In the Congo and Somalia, rape is part and parcel of war, a highly effective means of destroying a society by brutalizing what is central to its social cohesion: its women. Yet even in the United Kingdom, with a vastly superior justice system, it is estimated that 75-95% of rapes are never reported.
In the U.S. there is an average of 207,754 reported rapes and sexual assaults annually. In the town of Steubenville, Ohio, this week smaller protests are taking place in response to the alleged rape by young players of the local football team of a 16-year-old girl while she was unconscious. The case was only made public as a result of social media leaks of comments and photos related to the incident.
In Pakistan, where one of the most notorious rape cases in the world occurred (the Mukhtar Mai gang rape), The Express Tribune alleges that reported rapes are a negligible fraction of those that occur. They write on December 31, “the plight of women who have faced rape and sexual assault in Pakistan has been largely confined to formulaic articles in the press, slow-moving cases in the courts, and frequent dropped charges due to bribes, threats of further violence and family pressure on the victim to avoid further ‘shame’.”
It is an all too familiar pattern, repeated around the world. Coverage of rape crimes is often sensational not because of the rarity of the crime, but the rarity of reporting.

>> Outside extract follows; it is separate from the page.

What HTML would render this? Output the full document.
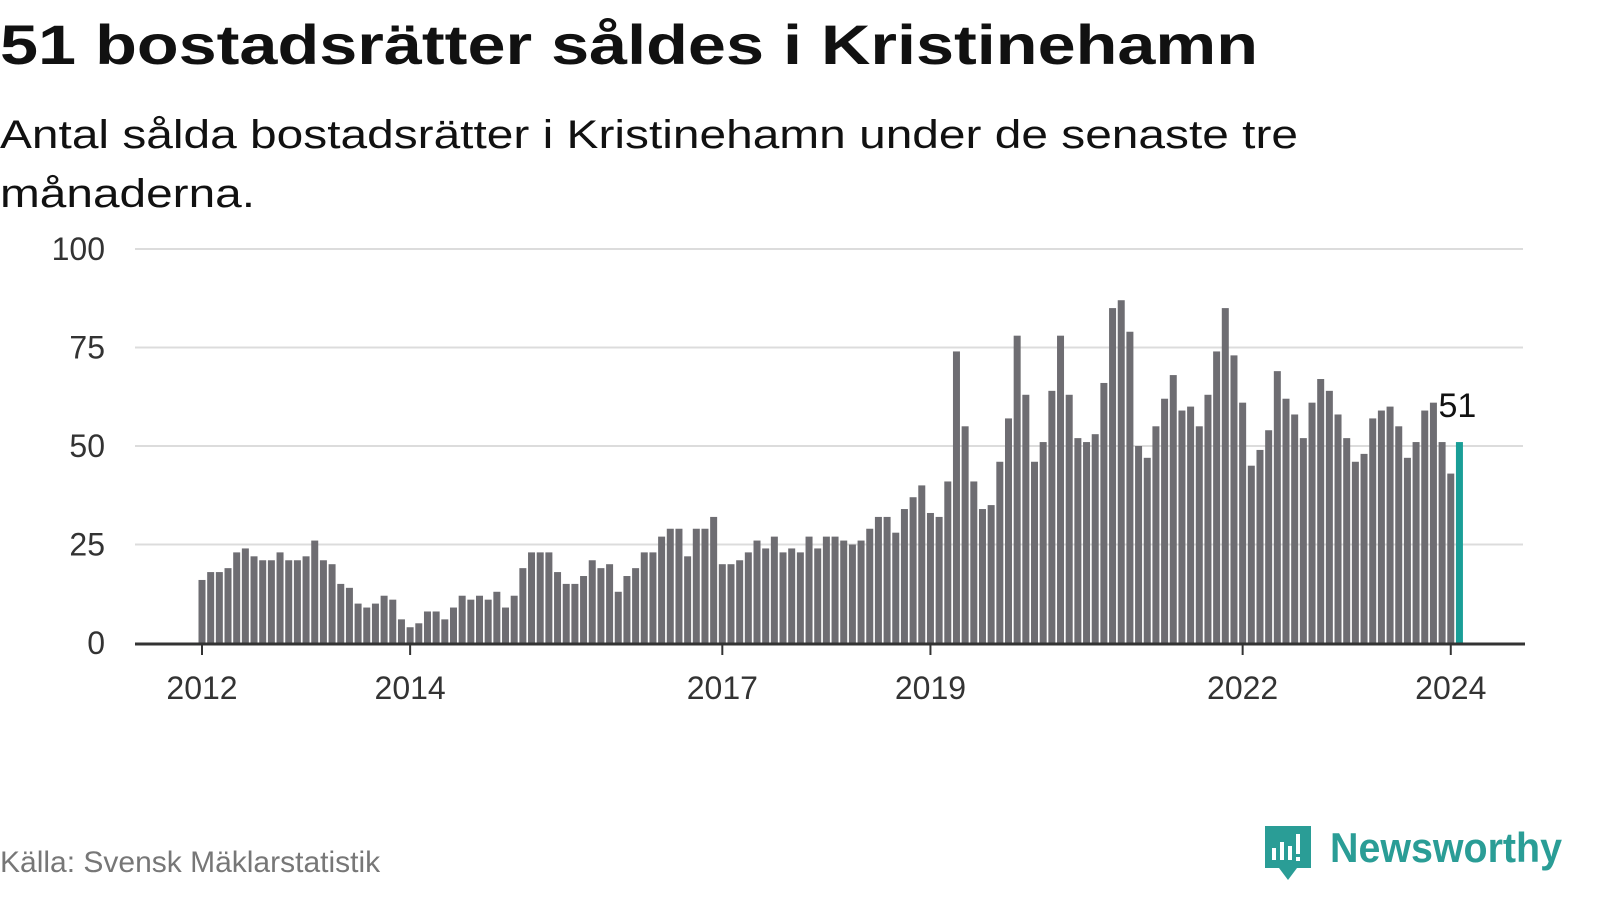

It raises the question of how many other vicious rapes have taken place on the streets of India, or on streets closer to home, where circumstances never coalesced to garner public or media attention. It is difficult enough to truly absorb the inhumanity of what Jyoti Singh Pandey endured the night of December 16th. How can we begin to imagine that her experience re-occurs day after day, night after night, for millions of women around the world, often in their own homes and communities? How can we begin to be open to the devastating truth that she is not the only one, but rather the only one that we know of in such grim detail?
Rape carries on around us unshackled. Yet the reaction in India to the senseless loss of a young woman – a woman raped so viciously that it killed her – could mark a turning point. It could be the beginning of something, if we are prepared to confront the scale of sexual violence, the severity of its consequences, and the systemic impunity surrounding it.
Nahid Toubiam is a Sudanese doctor who has campaigned tirelessly for women’s sexual autonomy. When she testified at the Vienna Tribunal on women’s human rights back in 1993, she stated, “These women hold back a silent scream, a silent anger that if it were to get out it would shatter the earth.”
We cannot begin to fathom that our planet is a civilized one until the women and girls of this planet are free from sexual violence. And we cannot get there until we acknowledge the scope and gravity of what we are facing, and confront it with conviction. May the courage and rage of Indian women begin to shatter the passivity we’ve espoused for too long towards rape.
[…] article not to miss is Lauryn Oates’s To tell the world his daughter’s name. When the father of Jyoti Singh Pandey decided to tell the world his daughter’s name this week, […]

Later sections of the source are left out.